(begin)
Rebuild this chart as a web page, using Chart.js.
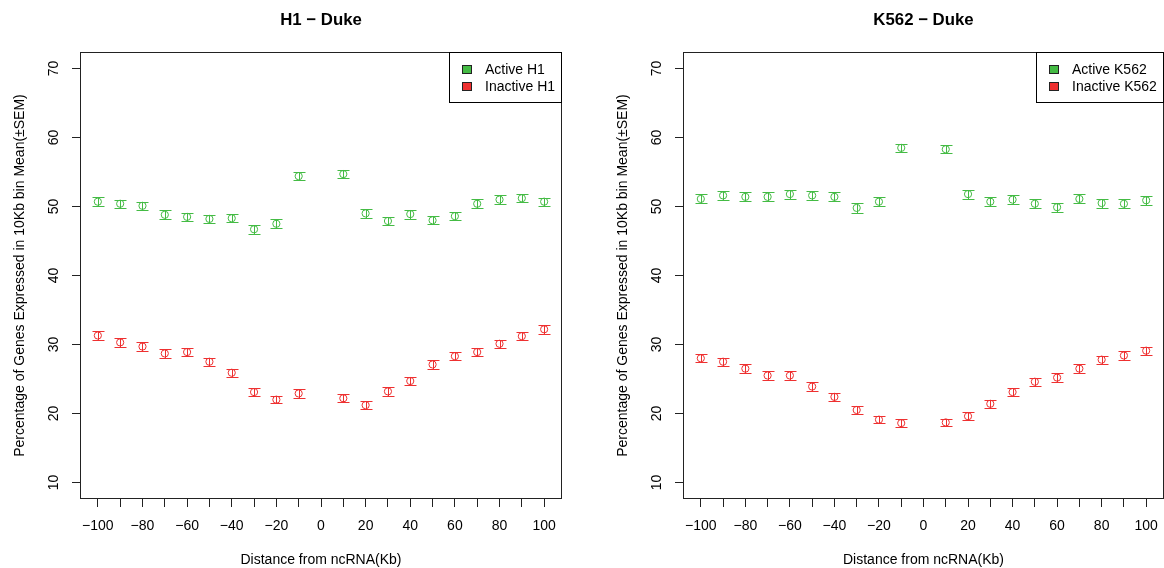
<!DOCTYPE html>
<html>
<head>
<meta charset="utf-8">
<script src="https://cdn.jsdelivr.net/npm/chart.js@4/dist/chart.umd.min.js"></script>
<style>
  html, body { margin: 0; padding: 0; background: #ffffff; }
  #wrap { position: relative; width: 1164px; height: 568px; overflow: hidden; background: #fff; }
  #c1 { position: absolute; left: 0; top: 0; }
  #c2 { position: absolute; left: 603px; top: 0; }
</style>
</head>
<body>
<div id="wrap">
  <canvas id="c1" width="582" height="568"></canvas>
  <canvas id="c2" width="567" height="568"></canvas>
</div>
<script>
// ---------- data ----------
const distances = [-100, -90, -80, -70, -60, -50, -40, -30, -20, -10, 10, 20, 30, 40, 50, 60, 70, 80, 90, 100];

const h1Active      = [50.7, 50.4, 50.1, 48.8, 48.5, 48.2, 48.3, 46.7, 47.5, 54.4, 54.7, 49.0, 47.9, 48.9, 48.0, 48.6, 50.4, 51.0, 51.2, 50.7];
const h1ActiveSem   = [0.65, 0.6, 0.6, 0.65, 0.6, 0.6, 0.6, 0.65, 0.65, 0.6, 0.6, 0.65, 0.6, 0.65, 0.6, 0.6, 0.65, 0.6, 0.6, 0.6];
const h1Inactive    = [31.3, 30.3, 29.7, 28.7, 28.9, 27.5, 25.9, 23.1, 22.0, 22.9, 22.2, 21.2, 23.2, 24.7, 27.1, 28.3, 28.9, 30.1, 31.2, 32.2];
const h1InactiveSem = [0.6, 0.6, 0.6, 0.6, 0.6, 0.6, 0.6, 0.6, 0.55, 0.6, 0.55, 0.55, 0.6, 0.6, 0.6, 0.6, 0.6, 0.6, 0.6, 0.65];

const k562Active      = [51.1, 51.6, 51.4, 51.4, 51.8, 51.6, 51.4, 49.8, 50.7, 58.5, 58.3, 51.8, 50.7, 51.0, 50.4, 49.9, 51.1, 50.5, 50.4, 50.9];
const k562ActiveSem   = [0.65, 0.65, 0.65, 0.65, 0.65, 0.65, 0.65, 0.7, 0.65, 0.6, 0.6, 0.65, 0.65, 0.65, 0.65, 0.65, 0.65, 0.65, 0.65, 0.65];
const k562Inactive    = [28.0, 27.5, 26.5, 25.5, 25.5, 23.9, 22.4, 20.5, 19.1, 18.6, 18.7, 19.6, 21.4, 23.1, 24.6, 25.2, 26.5, 27.8, 28.4, 29.1];
const k562InactiveSem = [0.6, 0.6, 0.6, 0.6, 0.6, 0.6, 0.6, 0.6, 0.55, 0.55, 0.55, 0.6, 0.6, 0.6, 0.6, 0.6, 0.6, 0.6, 0.6, 0.6];

const xTickValues = [-100, -90, -80, -70, -60, -50, -40, -30, -20, -10, 0, 10, 20, 30, 40, 50, 60, 70, 80, 90, 100];
const xTickLabels = ['\u2212100', '', '\u221280', '', '\u221260', '', '\u221240', '', '\u221220', '', '0', '', '20', '', '40', '', '60', '', '80', '', '100'];
const yTickValues = [10, 20, 30, 40, 50, 60, 70];
const yTickLabels = ['10', '20', '30', '40', '50', '60', '70'];

const titles = ['H1 \u2212 Duke', 'K562 \u2212 Duke'];
const xAxisTitle = 'Distance from ncRNA(Kb)';
const yAxisTitle = 'Percentage of Genes Expressed in 10Kb bin Mean(\u00b1SEM)';

// ---------- styling ----------
const GREEN = '#44bb44';
const RED = '#ee3030';
const FONT = '"Liberation Sans", Arial, Helvetica, sans-serif';

function toPoints(xs, ys) { return xs.map((x, i) => ({ x: x, y: ys[i] })); }

const rPlugin = {
  id: 'rstyle',
  beforeDatasetsDraw(chart) {
    const ctx = chart.ctx;
    const xs = chart.scales.x, ys = chart.scales.y;
    ctx.save();
    chart.data.datasets.forEach(ds => {
      ctx.strokeStyle = ds.borderColor;
      ctx.lineWidth = 1;
      ds.data.forEach((p, i) => {
        const s = ds.sem[i];
        const px = Math.round(xs.getPixelForValue(p.x)) + 0.5;
        const yt = Math.round(ys.getPixelForValue(p.y + s)) + 0.5;
        const yb = Math.round(ys.getPixelForValue(p.y - s)) + 0.5;
        ctx.beginPath();
        ctx.moveTo(px, yt); ctx.lineTo(px, yb);
        ctx.moveTo(px - 6, yt); ctx.lineTo(px + 6, yt);
        ctx.moveTo(px - 6, yb); ctx.lineTo(px + 6, yb);
        ctx.stroke();
      });
    });
    ctx.restore();
  },
  afterDraw(chart) {
    const ctx = chart.ctx;
    const ca = chart.chartArea;
    const ys = chart.scales.y;
    ctx.save();
    // box
    ctx.strokeStyle = '#222';
    ctx.lineWidth = 1;
    ctx.strokeRect(ca.left + 0.5, ca.top + 0.5, ca.right - ca.left - 1, ca.bottom - ca.top - 1);
    // rotated y tick labels (R style)
    ctx.fillStyle = '#000';
    ctx.font = '14px ' + FONT;
    ctx.textAlign = 'center';
    ctx.textBaseline = 'middle';
    ys.ticks.forEach((t, i) => {
      const py = ys.getPixelForValue(t.value);
      ctx.save();
      ctx.translate(ca.left - 26, py);
      ctx.rotate(-Math.PI / 2);
      ctx.fillText(yTickLabels[i], 0, 0);
      ctx.restore();
    });
    // legend
    const items = chart.data.datasets.map(d => ({ label: d.label, color: d.borderColor }));
    ctx.font = '14px ' + FONT;
    let w = 0;
    items.forEach(it => { w = Math.max(w, ctx.measureText(it.label).width); });
    const boxW = Math.round(36 + w + 7);
    const boxH = 51;
    const left = ca.right - boxW;
    const top = ca.top;
    ctx.fillStyle = '#fff';
    ctx.fillRect(left, top, boxW, boxH);
    ctx.strokeStyle = '#000';
    ctx.strokeRect(left + 0.5, top + 0.5, boxW - 1, boxH - 1);
    items.forEach((it, i) => {
      const cy = top + 17.5 + i * 17;
      ctx.fillStyle = it.color;
      ctx.fillRect(left + 13, Math.round(cy - 4.5), 10, 9);
      ctx.strokeStyle = '#222';
      ctx.strokeRect(left + 13.5, Math.round(cy - 4.5) + 0.5, 9, 8);
      ctx.fillStyle = '#000';
      ctx.textAlign = 'left';
      ctx.textBaseline = 'middle';
      ctx.fillText(it.label, left + 36, cy + 0.5);
    });
    ctx.restore();
  }
};

function makeChart(canvasId, title, activeLabel, inactiveLabel, act, actSem, inact, inactSem, rightPad) {
  return new Chart(document.getElementById(canvasId), {
    type: 'scatter',
    data: {
      datasets: [
        {
          label: activeLabel,
          data: toPoints(distances, act),
          sem: actSem,
          borderColor: GREEN,
          backgroundColor: 'rgba(0,0,0,0)',
          pointStyle: 'circle',
          pointRadius: 3.6,
          pointBorderWidth: 1,
          showLine: false
        },
        {
          label: inactiveLabel,
          data: toPoints(distances, inact),
          sem: inactSem,
          borderColor: RED,
          backgroundColor: 'rgba(0,0,0,0)',
          pointStyle: 'circle',
          pointRadius: 3.6,
          pointBorderWidth: 1,
          showLine: false
        }
      ]
    },
    options: {
      responsive: false,
      animation: false,
      devicePixelRatio: 1,
      events: [],
      layout: { autoPadding: false, padding: { left: 0, right: rightPad, top: 0, bottom: 0 } },
      plugins: {
        legend: { display: false },
        tooltip: { enabled: false },
        title: {
          display: true,
          text: title,
          fullSize: false,
          color: '#000',
          font: { family: FONT, size: 16.8, weight: 'bold', lineHeight: 1.2 },
          padding: { top: 10.5, bottom: 21.34 }
        }
      },
      scales: {
        x: {
          type: 'linear',
          min: -108,
          max: 108,
          afterFit(scale) { scale.height = 69; },
          afterBuildTicks(scale) { scale.ticks = xTickValues.map(v => ({ value: v })); },
          grid: { drawOnChartArea: false, drawTicks: true, tickLength: 8, color: '#222', tickColor: '#222' },
          border: { display: false },
          ticks: {
            autoSkip: false,
            maxRotation: 0,
            minRotation: 0,
            padding: 11,
            color: '#000',
            font: { family: FONT, size: 14 },
            callback: (v, i) => xTickLabels[i]
          },
          title: {
            display: true,
            text: xAxisTitle,
            color: '#000',
            font: { family: FONT, size: 14, lineHeight: 1.2 },
            padding: { top: 0, bottom: -1 }
          }
        },
        y: {
          type: 'linear',
          min: 7.6,
          max: 72.4,
          afterFit(scale) { scale.width = 80; },
          afterBuildTicks(scale) { scale.ticks = yTickValues.map(v => ({ value: v })); },
          grid: { drawOnChartArea: false, drawTicks: true, tickLength: 8, color: '#222', tickColor: '#222' },
          border: { display: false },
          ticks: { display: false },
          title: {
            display: true,
            text: yAxisTitle,
            color: '#000',
            font: { family: FONT, size: 14, lineHeight: 1.2 },
            padding: { top: 12, bottom: 0 }
          }
        }
      }
    },
    plugins: [rPlugin]
  });
}

makeChart('c1', titles[0], 'Active H1', 'Inactive H1', h1Active, h1ActiveSem, h1Inactive, h1InactiveSem, 20);
makeChart('c2', titles[1], 'Active K562', 'Inactive K562', k562Active, k562ActiveSem, k562Inactive, k562InactiveSem, 6);
</script>
</body>
</html>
(end)
Given instruction
Restate the data word for word from its first line through the line with "0.6, 0.6, 0.65];", leaving out any picture along the way.

Solution to the exercise
Rebuild this chart as a web page, using Chart.js.
<!DOCTYPE html>
<html>
<head>
<meta charset="utf-8">
<script src="https://cdn.jsdelivr.net/npm/chart.js@4/dist/chart.umd.min.js"></script>
<style>
  html, body { margin: 0; padding: 0; background: #ffffff; }
  #wrap { position: relative; width: 1164px; height: 568px; overflow: hidden; background: #fff; }
  #c1 { position: absolute; left: 0; top: 0; }
  #c2 { position: absolute; left: 603px; top: 0; }
</style>
</head>
<body>
<div id="wrap">
  <canvas id="c1" width="582" height="568"></canvas>
  <canvas id="c2" width="567" height="568"></canvas>
</div>
<script>
// ---------- data ----------
const distances = [-100, -90, -80, -70, -60, -50, -40, -30, -20, -10, 10, 20, 30, 40, 50, 60, 70, 80, 90, 100];

const h1Active      = [50.7, 50.4, 50.1, 48.8, 48.5, 48.2, 48.3, 46.7, 47.5, 54.4, 54.7, 49.0, 47.9, 48.9, 48.0, 48.6, 50.4, 51.0, 51.2, 50.7];
const h1ActiveSem   = [0.65, 0.6, 0.6, 0.65, 0.6, 0.6, 0.6, 0.65, 0.65, 0.6, 0.6, 0.65, 0.6, 0.65, 0.6, 0.6, 0.65, 0.6, 0.6, 0.6];
const h1Inactive    = [31.3, 30.3, 29.7, 28.7, 28.9, 27.5, 25.9, 23.1, 22.0, 22.9, 22.2, 21.2, 23.2, 24.7, 27.1, 28.3, 28.9, 30.1, 31.2, 32.2];
const h1InactiveSem = [0.6, 0.6, 0.6, 0.6, 0.6, 0.6, 0.6, 0.6, 0.55, 0.6, 0.55, 0.55, 0.6, 0.6, 0.6, 0.6, 0.6, 0.6, 0.6, 0.65];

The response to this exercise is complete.